Please help to create ranking that excludes values = 0, null, NaN for the below df,
Input:
df = pd.DataFrame(data={'Group1': ['A', 'A', 'A',
'B', 'C','D'],
'Group2': ['A1', 'A2', 'A3',
'B1', 'B2','D1'],
'Number': [3, 2, 4, 0, np.nan,'']
Expected result:
Group1 Group2 Number Rank
A A1 3 2
A A2 2 1
A A3 4 3
B B1 0
C B2 NaN
D D1
Similar post but does not show on excluding zero, null, nan Ranking order per group in Pandas
CodePudding user response:
Use df.rank
, Series.isin
with Groupby.transform
:
In [1704]: df['Rank'] = df[~df.Number.isin([0, '', np.nan])].groupby('Group1')['Number'].transform('rank')
In [1705]: df
Out[1705]:
Group1 Group2 Number Rank
0 A A1 3 2.0
1 A A2 2 1.0
2 A A3 4 3.0
3 B B1 0 NaN
4 C B2 NaN NaN
5 D D1 NaN
CodePudding user response:
To do what you are planing, I would write like this: 'Rank':[2,1,3,'', '']
, so you have the result that you are expecting at the output without visual information.

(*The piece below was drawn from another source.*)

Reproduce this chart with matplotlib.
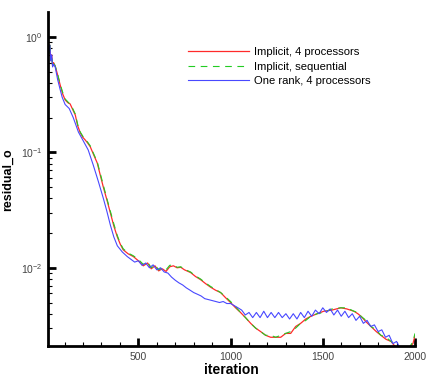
"""Residual history of the implicit solver vs. the one-rank variant."""

import matplotlib
matplotlib.use("Agg")
import matplotlib.pyplot as plt
from matplotlib.ticker import MultipleLocator, LogLocator

plt.rcParams["font.family"] = ["Liberation Sans", "DejaVu Sans"]

# Implicit, 4 processors
it_red = [10, 15, 20, 25, 30, 35, 40, 49, 62, 76, 90, 103, 117, 130, 144, 158,
          171, 185, 199, 212, 226, 239, 258, 277, 293, 310, 329, 348, 367, 386,
          402, 418, 445, 473, 500, 527, 550, 570, 590, 610, 630, 650, 670, 690,
          710, 730, 750, 783, 810, 837, 864, 891, 918, 946, 973, 1000, 1027,
          1054, 1081, 1109, 1136, 1163, 1190, 1217, 1245, 1272, 1299, 1326,
          1353, 1380, 1408, 1435, 1470, 1505, 1550, 1598, 1630, 1669, 1690,
          1707, 1735, 1761, 1790, 1815, 1843, 1870, 1890, 1908, 1935, 1962,
          1975, 1989, 2000]
res_red = [1.0, 0.72, 0.85, 0.63, 0.70, 0.56, 0.60, 0.56, 0.47, 0.384, 0.32,
           0.285, 0.27, 0.263, 0.235, 0.211, 0.17, 0.148, 0.135, 0.128, 0.12,
           0.112, 0.095, 0.081, 0.064, 0.050, 0.039, 0.030, 0.023, 0.0185,
           0.0160, 0.0143, 0.0132, 0.0125, 0.0115, 0.0104, 0.0110, 0.0098,
           0.0104, 0.0094, 0.0098, 0.0093, 0.0102, 0.0104, 0.0100, 0.0101,
           0.0096, 0.0091, 0.0084, 0.0079, 0.0073, 0.0068, 0.0064, 0.0061,
           0.0055, 0.0050, 0.0045, 0.0041, 0.0037, 0.0033, 0.0030, 0.0028,
           0.0026, 0.0025, 0.0025, 0.0025, 0.0027, 0.0027, 0.0031, 0.0033,
           0.0036, 0.0038, 0.0040, 0.0042, 0.0043, 0.0045, 0.0044, 0.0042,
           0.0040, 0.0038, 0.0034, 0.0031, 0.0028, 0.0026, 0.0024, 0.0023,
           0.0021, 0.0020, 0.0020, 0.0020, 0.0021, 0.0022, 0.0026]

# Implicit, sequential
it_green = it_red
res_green = [1.0, 0.72, 0.85, 0.63, 0.70, 0.56, 0.60, 0.56, 0.48, 0.39, 0.33,
             0.29, 0.275, 0.26, 0.24, 0.215, 0.175, 0.150, 0.138, 0.130, 0.122,
             0.114, 0.097, 0.083, 0.066, 0.052, 0.040, 0.031, 0.024, 0.0190,
             0.0163, 0.0146, 0.0134, 0.0127, 0.0118, 0.0107, 0.0112, 0.0100,
             0.0106, 0.0096, 0.0100, 0.0096, 0.0105, 0.0106, 0.0101, 0.0102,
             0.0097, 0.0092, 0.0085, 0.0080, 0.0074, 0.0069, 0.0065, 0.0061,
             0.0056, 0.0051, 0.0046, 0.0041, 0.0037, 0.0033, 0.0030, 0.0028,
             0.0026, 0.0026, 0.0025, 0.0026, 0.0027, 0.0028, 0.0030, 0.0033,
             0.0035, 0.0038, 0.0040, 0.0041, 0.0044, 0.0045, 0.0045, 0.0042,
             0.0041, 0.0038, 0.0035, 0.0031, 0.0029, 0.0026, 0.0025, 0.0023,
             0.0022, 0.0020, 0.0020, 0.0020, 0.0021, 0.0023, 0.0027]

# One rank, 4 processors
it_blue = [10, 15, 20, 25, 30, 35, 40, 49, 62, 76, 87, 103, 125, 147, 175,
           201, 228, 255, 283, 310, 329, 348, 367, 386, 413, 440, 480, 500,
           520, 540, 560, 580, 600, 620, 640, 660, 680, 700, 720, 740, 760,
           780, 800, 820, 840, 860, 880, 900, 920, 940, 960, 980, 1000, 1020,
           1040, 1060, 1080, 1100, 1120, 1140, 1160, 1180, 1200, 1220, 1240,
           1260, 1280, 1300, 1320, 1340, 1360, 1380, 1400, 1420, 1440, 1460,
           1480, 1500, 1520, 1540, 1560, 1580, 1600, 1620, 1640, 1660, 1680,
           1700, 1720, 1740, 1760, 1780, 1800, 1820, 1840, 1860, 1880, 1900,
           1920, 1940, 1960, 1980, 2000]
res_blue = [1.0, 0.75, 0.85, 0.62, 0.70, 0.55, 0.58, 0.55, 0.43, 0.35, 0.30,
            0.26, 0.24, 0.20, 0.15, 0.126, 0.105, 0.078, 0.056, 0.0400,
            0.031, 0.0235, 0.0185, 0.0155, 0.0137, 0.0125, 0.0112, 0.0115,
            0.0105, 0.0110, 0.0100, 0.0106, 0.0096, 0.0100, 0.0092, 0.0090,
            0.0083, 0.0078, 0.0074, 0.0071, 0.0067, 0.0064, 0.0061, 0.0059,
            0.0057, 0.0054, 0.0053, 0.0052, 0.0051, 0.0050, 0.0051, 0.0049,
            0.0049, 0.0047, 0.0045, 0.0043, 0.0039, 0.0041, 0.0037, 0.0041,
            0.0037, 0.0042, 0.0037, 0.0041, 0.0037, 0.0041, 0.0037, 0.0040,
            0.0036, 0.0040, 0.0036, 0.0041, 0.0037, 0.0042, 0.0038, 0.0043,
            0.0040, 0.0045, 0.0041, 0.0044, 0.0039, 0.0043, 0.0038, 0.0042,
            0.0037, 0.0040, 0.0035, 0.0038, 0.0033, 0.0035, 0.0031, 0.0032,
            0.0028, 0.0029, 0.0025, 0.0026, 0.0022, 0.0023, 0.0020, 0.0020,
            0.0020, 0.0020, 0.0020]


def main() -> None:
    fig = plt.figure(figsize=(4.30, 3.76), dpi=100)
    ax = fig.add_axes([0.1116, 0.0798, 0.8535, 0.887])

    ax.plot(it_red, res_red, color="#ff2a2a", lw=0.9,
            label="Implicit, 4 processors")
    ax.plot(it_green, res_green, color="#22cc22", lw=0.8, ls=(0, (6, 5)),
            label="Implicit, sequential")
    ax.plot(it_blue, res_blue, color="#4848ff", lw=0.8,
            label="One rank, 4 processors")

    ax.set_yscale("log")
    ax.set_xlim(10, 2000)
    ax.set_ylim(0.0021, 1.63)

    ax.xaxis.set_major_locator(MultipleLocator(500))
    ax.xaxis.set_minor_locator(MultipleLocator(100))
    ax.yaxis.set_major_locator(LogLocator(base=10))
    ax.yaxis.set_minor_locator(LogLocator(base=10, subs=range(2, 10)))

    for side in ("top", "right"):
        ax.spines[side].set_visible(False)
    for side in ("left", "bottom"):
        ax.spines[side].set_linewidth(2)

    ax.tick_params(which="major", direction="in", length=6, width=2,
                   labelsize=7.5, labelcolor="#444444", pad=4)
    ax.tick_params(which="minor", direction="in", length=3, width=0.8)

    ax.set_xlabel("iteration", fontsize=10, fontweight="bold", labelpad=1)
    ax.set_ylabel("residual_o", fontsize=9, fontweight="bold", labelpad=5)

    ax.legend(loc="upper left", bbox_to_anchor=(0.381, 0.897), frameon=False,
              fontsize=8.1, handlelength=5.4, handletextpad=0.45,
              labelspacing=0.42, borderaxespad=0, borderpad=0)

    fig.savefig("out.png", dpi=100)


if __name__ == "__main__":
    main()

df = pd.DataFrame(data={'Animal': ['cat', 'penguin', 'dog',
'spider', 'snake'],
'Number_legs': [4, 2, 4, 0, np.nan],
'Rank':[2,1,3,'', '']})
This would be the full code.
I recomend you to have there the null, so at least you'll have there the information about the empty object.